Stoichiometry determination of chalcogenide superlattices by means of X-ray diffraction and its limits
Henning Hollermann, Felix Rolf Lutz Lange, Stefan Jakobs, Peter Kerres, and Matthias Wuttig

TL;DR
This paper investigates the use of X-ray diffraction to determine the stoichiometry of chalcogenide superlattices, demonstrating a non-destructive method that follows Vegard's law for accurate composition analysis.
Contribution
It introduces a method combining X-ray diffraction and kinematical scattering theory to accurately determine superlattice stoichiometry non-destructively.
Findings
Lattice constants follow Vegard's law in the studied superlattices.

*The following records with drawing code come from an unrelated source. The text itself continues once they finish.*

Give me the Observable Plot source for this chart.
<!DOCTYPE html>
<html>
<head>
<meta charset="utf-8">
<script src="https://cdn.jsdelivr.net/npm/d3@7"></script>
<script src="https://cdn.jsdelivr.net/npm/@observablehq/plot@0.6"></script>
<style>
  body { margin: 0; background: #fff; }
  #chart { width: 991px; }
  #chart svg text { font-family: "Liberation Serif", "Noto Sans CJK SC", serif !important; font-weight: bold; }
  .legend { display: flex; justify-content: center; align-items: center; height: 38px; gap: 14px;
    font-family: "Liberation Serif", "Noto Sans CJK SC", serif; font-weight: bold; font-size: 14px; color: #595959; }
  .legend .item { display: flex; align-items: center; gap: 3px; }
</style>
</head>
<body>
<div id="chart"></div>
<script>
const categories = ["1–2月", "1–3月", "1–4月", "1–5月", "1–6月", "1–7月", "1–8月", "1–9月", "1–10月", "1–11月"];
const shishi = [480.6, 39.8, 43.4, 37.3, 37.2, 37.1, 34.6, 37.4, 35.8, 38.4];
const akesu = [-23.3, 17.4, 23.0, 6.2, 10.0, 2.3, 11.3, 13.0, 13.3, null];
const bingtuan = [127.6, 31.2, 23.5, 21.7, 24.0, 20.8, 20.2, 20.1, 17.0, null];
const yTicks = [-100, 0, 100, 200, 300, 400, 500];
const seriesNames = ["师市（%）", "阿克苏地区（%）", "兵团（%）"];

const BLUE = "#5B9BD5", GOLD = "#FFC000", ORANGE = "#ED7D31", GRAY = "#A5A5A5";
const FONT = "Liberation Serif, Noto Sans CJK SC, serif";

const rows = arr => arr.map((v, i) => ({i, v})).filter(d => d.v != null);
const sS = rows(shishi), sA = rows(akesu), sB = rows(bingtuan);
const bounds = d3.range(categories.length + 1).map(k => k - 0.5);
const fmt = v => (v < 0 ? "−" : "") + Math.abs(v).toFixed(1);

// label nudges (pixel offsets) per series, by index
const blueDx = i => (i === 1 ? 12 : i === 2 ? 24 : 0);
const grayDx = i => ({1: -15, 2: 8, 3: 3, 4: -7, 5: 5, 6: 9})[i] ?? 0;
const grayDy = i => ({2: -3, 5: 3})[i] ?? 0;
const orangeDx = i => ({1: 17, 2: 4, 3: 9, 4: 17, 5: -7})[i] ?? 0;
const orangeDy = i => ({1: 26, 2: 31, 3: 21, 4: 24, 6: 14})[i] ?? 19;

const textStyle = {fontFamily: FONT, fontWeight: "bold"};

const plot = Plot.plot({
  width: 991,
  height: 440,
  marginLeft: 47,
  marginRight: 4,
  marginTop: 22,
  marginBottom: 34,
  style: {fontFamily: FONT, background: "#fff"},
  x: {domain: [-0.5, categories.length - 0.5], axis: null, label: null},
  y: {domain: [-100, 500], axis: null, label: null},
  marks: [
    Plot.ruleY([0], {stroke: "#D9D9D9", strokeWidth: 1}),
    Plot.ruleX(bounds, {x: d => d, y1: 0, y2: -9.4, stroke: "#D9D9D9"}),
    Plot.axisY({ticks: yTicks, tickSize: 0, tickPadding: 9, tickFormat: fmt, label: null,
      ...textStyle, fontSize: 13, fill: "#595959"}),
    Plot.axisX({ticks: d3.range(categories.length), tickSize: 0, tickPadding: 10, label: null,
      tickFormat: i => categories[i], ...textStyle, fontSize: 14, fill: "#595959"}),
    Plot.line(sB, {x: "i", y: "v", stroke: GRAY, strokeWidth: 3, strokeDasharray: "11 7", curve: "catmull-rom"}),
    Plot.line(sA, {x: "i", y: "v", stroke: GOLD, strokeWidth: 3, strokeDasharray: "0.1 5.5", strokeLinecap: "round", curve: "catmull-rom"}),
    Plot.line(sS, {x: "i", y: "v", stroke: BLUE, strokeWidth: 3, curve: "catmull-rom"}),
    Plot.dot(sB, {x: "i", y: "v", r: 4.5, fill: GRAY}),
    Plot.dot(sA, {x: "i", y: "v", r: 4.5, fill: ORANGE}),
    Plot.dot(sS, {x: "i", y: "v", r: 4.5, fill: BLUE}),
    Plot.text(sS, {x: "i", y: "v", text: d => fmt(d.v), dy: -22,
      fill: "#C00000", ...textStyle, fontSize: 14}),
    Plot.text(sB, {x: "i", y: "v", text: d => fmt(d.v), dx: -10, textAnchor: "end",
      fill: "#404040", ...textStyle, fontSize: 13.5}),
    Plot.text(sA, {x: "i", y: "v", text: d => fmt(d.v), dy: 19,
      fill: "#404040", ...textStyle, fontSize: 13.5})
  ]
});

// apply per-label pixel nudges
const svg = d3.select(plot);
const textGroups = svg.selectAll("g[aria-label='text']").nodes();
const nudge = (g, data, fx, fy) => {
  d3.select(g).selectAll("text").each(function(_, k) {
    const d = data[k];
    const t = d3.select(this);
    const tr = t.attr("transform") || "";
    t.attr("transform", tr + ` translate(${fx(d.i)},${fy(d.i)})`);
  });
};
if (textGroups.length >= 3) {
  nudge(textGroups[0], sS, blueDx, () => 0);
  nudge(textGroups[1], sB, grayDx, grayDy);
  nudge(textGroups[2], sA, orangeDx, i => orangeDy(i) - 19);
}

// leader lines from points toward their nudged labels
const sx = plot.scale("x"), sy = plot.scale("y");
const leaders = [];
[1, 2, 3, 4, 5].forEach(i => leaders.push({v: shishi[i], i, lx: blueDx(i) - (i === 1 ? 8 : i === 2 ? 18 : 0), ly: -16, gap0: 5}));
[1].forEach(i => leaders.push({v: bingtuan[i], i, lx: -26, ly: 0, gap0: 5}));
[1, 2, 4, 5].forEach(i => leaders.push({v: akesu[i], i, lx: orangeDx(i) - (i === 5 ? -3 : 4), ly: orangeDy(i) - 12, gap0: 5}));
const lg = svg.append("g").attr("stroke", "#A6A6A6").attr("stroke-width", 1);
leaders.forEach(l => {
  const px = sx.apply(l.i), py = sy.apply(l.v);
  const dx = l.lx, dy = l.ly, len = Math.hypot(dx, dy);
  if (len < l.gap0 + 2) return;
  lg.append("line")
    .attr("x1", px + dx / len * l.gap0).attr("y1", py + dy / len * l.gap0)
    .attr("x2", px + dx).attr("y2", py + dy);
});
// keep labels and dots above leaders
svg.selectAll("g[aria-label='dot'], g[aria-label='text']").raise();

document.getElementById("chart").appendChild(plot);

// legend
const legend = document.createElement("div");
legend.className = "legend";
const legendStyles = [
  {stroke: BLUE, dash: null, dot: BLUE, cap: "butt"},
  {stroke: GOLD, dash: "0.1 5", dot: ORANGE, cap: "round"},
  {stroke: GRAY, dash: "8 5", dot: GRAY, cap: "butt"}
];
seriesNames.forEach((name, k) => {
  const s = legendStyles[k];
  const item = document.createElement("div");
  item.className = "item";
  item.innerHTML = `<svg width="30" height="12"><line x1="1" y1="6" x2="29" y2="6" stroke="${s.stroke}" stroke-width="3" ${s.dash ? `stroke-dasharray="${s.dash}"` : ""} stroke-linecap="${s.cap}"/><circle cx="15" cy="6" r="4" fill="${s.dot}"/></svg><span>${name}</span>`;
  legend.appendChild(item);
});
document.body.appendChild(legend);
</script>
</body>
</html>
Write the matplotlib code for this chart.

X-ray diffraction can reliably determine composition.
The method is applicable to phase-change memory materials.
Abstract
In this paper we explore the potential of stoichiometry determination for chalcogenide superlattices, promising candidates for next-generation phase-change memory, via X-ray diffraction. To this end, a set of epitaxial GeTe/Sb2Te3 superlattice samples with varying layer thicknesses is sputter-deposited. Kinematical scattering theory is employed to link the average composition with the diffraction features. The observed lattice constants of the superlattice reference unit cell follow Vegard's law, enabling a straight-forward and non-destructive stoichiometry determination.